Set problem:
In the listing below, find the line holding "Write the D3.js code for this chart." and the line holding "var yTickExp = [0, -2, -4, -6, -8, -10, -12, -14];". Write out those two lines and all lines between, exactly, and nothing more.

Supplied records:
━━━━━━━━━━━━━━━━━━━━
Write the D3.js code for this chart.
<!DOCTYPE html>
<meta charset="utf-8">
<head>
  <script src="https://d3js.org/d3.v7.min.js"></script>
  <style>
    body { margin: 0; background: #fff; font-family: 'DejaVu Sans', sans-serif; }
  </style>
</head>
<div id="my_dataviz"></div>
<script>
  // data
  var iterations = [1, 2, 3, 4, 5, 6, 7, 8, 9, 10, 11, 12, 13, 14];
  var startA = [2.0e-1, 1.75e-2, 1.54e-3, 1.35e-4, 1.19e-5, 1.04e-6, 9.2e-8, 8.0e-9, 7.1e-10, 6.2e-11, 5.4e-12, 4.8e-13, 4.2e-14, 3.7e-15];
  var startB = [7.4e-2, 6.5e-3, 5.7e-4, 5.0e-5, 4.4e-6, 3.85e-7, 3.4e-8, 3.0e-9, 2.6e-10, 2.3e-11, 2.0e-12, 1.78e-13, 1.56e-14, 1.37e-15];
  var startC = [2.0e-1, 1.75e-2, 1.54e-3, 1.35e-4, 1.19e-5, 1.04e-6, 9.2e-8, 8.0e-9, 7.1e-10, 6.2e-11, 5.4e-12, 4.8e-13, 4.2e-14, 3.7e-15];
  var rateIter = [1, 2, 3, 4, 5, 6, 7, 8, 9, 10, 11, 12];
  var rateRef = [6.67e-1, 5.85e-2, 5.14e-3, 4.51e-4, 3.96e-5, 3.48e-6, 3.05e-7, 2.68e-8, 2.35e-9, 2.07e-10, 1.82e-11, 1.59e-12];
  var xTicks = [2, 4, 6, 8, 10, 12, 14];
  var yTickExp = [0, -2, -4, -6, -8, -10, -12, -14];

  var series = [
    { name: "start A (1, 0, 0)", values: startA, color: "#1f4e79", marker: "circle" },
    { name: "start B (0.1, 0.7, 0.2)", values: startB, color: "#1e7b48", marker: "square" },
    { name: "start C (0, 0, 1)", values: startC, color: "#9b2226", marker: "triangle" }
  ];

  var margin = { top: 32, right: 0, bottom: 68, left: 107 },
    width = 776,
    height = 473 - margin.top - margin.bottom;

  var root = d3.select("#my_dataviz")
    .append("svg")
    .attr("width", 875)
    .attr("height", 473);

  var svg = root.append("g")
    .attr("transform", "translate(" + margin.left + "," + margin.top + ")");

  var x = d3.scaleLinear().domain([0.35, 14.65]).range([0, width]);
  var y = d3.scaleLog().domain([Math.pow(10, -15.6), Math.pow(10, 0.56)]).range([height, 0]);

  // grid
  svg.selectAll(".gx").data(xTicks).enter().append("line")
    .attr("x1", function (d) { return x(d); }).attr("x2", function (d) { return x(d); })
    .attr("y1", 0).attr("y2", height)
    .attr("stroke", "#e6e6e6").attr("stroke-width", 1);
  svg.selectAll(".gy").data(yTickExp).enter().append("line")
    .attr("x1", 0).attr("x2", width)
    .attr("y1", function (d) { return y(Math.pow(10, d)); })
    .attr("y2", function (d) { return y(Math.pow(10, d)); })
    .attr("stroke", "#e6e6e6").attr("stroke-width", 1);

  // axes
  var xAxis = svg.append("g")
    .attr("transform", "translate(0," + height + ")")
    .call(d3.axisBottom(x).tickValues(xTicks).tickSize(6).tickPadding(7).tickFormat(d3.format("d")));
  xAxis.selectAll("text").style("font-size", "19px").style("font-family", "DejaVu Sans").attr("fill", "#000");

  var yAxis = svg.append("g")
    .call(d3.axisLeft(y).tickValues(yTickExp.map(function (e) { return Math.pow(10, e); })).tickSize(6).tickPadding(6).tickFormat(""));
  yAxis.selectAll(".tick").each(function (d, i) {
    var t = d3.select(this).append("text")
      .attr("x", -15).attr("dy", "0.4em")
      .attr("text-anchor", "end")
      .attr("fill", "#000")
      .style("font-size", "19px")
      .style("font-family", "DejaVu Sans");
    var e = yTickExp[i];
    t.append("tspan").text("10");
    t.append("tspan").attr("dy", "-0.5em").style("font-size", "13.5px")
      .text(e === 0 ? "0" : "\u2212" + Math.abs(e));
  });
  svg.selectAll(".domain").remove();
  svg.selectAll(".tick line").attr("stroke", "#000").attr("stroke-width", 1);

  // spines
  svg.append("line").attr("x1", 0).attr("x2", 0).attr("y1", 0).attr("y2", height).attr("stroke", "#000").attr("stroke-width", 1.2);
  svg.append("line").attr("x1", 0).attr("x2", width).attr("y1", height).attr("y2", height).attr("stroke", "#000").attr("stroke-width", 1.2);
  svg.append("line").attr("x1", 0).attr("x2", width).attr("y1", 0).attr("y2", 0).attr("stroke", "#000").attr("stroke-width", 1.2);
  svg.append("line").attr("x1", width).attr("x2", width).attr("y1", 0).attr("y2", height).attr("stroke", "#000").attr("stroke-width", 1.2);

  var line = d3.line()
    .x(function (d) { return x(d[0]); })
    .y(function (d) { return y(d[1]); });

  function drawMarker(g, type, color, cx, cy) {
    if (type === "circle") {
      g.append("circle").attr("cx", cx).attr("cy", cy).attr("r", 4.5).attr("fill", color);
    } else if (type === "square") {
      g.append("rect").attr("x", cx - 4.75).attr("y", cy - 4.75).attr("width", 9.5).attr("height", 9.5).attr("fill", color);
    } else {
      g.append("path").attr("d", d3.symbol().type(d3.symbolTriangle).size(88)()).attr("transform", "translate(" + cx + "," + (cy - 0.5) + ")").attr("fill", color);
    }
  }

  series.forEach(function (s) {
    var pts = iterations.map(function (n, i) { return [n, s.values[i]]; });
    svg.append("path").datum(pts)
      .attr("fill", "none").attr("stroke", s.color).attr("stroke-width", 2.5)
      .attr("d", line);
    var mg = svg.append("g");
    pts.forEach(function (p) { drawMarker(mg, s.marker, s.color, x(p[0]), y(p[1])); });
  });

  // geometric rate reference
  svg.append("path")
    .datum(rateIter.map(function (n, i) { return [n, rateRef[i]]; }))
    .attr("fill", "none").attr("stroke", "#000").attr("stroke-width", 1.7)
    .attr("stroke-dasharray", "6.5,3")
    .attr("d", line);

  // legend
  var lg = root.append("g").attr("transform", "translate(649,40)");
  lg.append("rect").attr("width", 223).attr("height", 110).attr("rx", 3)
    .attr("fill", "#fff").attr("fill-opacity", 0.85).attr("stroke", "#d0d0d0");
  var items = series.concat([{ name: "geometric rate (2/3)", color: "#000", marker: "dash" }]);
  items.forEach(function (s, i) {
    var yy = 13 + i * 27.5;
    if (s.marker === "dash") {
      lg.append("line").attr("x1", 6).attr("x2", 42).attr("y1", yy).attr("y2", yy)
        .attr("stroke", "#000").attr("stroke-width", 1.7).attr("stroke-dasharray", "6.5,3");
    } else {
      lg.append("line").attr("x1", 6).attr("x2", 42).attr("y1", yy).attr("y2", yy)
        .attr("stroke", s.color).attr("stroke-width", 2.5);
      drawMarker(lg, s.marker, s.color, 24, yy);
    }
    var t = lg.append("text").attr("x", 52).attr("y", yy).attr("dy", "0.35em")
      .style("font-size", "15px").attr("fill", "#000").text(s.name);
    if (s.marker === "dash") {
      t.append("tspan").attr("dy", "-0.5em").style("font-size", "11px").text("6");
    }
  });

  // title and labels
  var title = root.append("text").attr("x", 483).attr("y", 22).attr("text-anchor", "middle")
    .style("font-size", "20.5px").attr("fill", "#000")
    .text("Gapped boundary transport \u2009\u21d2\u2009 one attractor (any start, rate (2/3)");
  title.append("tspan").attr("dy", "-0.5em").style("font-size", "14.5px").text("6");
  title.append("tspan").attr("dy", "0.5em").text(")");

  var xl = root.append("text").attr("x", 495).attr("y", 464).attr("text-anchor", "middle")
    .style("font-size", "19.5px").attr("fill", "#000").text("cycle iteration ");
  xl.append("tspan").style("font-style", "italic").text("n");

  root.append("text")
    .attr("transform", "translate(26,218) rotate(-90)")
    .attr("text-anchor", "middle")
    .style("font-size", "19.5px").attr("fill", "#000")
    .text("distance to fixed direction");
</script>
━━━━━━━━━━━━━━━━━━━━
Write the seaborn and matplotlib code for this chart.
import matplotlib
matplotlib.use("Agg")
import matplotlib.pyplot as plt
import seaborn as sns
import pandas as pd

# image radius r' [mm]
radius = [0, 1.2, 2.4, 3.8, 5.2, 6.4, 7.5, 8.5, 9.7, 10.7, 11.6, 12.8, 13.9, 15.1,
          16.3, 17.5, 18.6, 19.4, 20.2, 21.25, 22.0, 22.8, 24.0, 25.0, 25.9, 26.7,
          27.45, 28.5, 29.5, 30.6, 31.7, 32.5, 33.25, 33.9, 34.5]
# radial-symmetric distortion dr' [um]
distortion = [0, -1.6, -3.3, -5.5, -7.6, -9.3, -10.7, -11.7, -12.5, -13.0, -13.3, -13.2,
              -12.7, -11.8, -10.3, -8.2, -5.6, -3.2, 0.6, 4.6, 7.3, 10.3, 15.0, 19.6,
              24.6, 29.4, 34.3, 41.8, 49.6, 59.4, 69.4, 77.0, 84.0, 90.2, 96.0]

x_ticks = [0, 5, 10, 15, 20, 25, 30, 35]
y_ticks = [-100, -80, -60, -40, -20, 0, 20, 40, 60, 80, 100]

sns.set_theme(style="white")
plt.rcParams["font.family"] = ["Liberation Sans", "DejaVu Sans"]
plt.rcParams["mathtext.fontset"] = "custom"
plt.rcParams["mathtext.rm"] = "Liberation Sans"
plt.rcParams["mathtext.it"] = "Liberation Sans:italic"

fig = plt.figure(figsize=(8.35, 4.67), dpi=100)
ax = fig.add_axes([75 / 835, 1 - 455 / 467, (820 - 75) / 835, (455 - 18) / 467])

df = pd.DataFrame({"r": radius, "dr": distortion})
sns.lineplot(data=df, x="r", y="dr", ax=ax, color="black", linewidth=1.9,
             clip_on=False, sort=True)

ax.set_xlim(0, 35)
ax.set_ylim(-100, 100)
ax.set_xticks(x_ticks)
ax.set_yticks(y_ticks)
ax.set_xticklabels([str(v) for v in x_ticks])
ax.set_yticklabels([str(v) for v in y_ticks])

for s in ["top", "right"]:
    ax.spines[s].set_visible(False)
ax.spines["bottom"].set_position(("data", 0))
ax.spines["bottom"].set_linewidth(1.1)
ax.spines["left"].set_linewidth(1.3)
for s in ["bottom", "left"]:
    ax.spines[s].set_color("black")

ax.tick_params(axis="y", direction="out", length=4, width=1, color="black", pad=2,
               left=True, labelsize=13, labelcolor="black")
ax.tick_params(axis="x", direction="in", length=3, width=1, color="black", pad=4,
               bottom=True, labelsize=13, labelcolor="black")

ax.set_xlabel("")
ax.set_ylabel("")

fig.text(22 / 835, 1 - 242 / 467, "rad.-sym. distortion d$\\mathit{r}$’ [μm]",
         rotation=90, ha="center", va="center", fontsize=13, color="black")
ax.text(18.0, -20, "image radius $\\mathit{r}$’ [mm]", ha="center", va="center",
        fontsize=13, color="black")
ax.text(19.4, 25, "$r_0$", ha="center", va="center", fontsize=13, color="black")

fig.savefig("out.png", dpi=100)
━━━━━━━━━━━━━━━━━━━━
Task answer:
Write the D3.js code for this chart.
<!DOCTYPE html>
<meta charset="utf-8">
<head>
  <script src="https://d3js.org/d3.v7.min.js"></script>
  <style>
    body { margin: 0; background: #fff; font-family: 'DejaVu Sans', sans-serif; }
  </style>
</head>
<div id="my_dataviz"></div>
<script>
  // data
  var iterations = [1, 2, 3, 4, 5, 6, 7, 8, 9, 10, 11, 12, 13, 14];
  var startA = [2.0e-1, 1.75e-2, 1.54e-3, 1.35e-4, 1.19e-5, 1.04e-6, 9.2e-8, 8.0e-9, 7.1e-10, 6.2e-11, 5.4e-12, 4.8e-13, 4.2e-14, 3.7e-15];
  var startB = [7.4e-2, 6.5e-3, 5.7e-4, 5.0e-5, 4.4e-6, 3.85e-7, 3.4e-8, 3.0e-9, 2.6e-10, 2.3e-11, 2.0e-12, 1.78e-13, 1.56e-14, 1.37e-15];
  var startC = [2.0e-1, 1.75e-2, 1.54e-3, 1.35e-4, 1.19e-5, 1.04e-6, 9.2e-8, 8.0e-9, 7.1e-10, 6.2e-11, 5.4e-12, 4.8e-13, 4.2e-14, 3.7e-15];
  var rateIter = [1, 2, 3, 4, 5, 6, 7, 8, 9, 10, 11, 12];
  var rateRef = [6.67e-1, 5.85e-2, 5.14e-3, 4.51e-4, 3.96e-5, 3.48e-6, 3.05e-7, 2.68e-8, 2.35e-9, 2.07e-10, 1.82e-11, 1.59e-12];
  var xTicks = [2, 4, 6, 8, 10, 12, 14];
  var yTickExp = [0, -2, -4, -6, -8, -10, -12, -14];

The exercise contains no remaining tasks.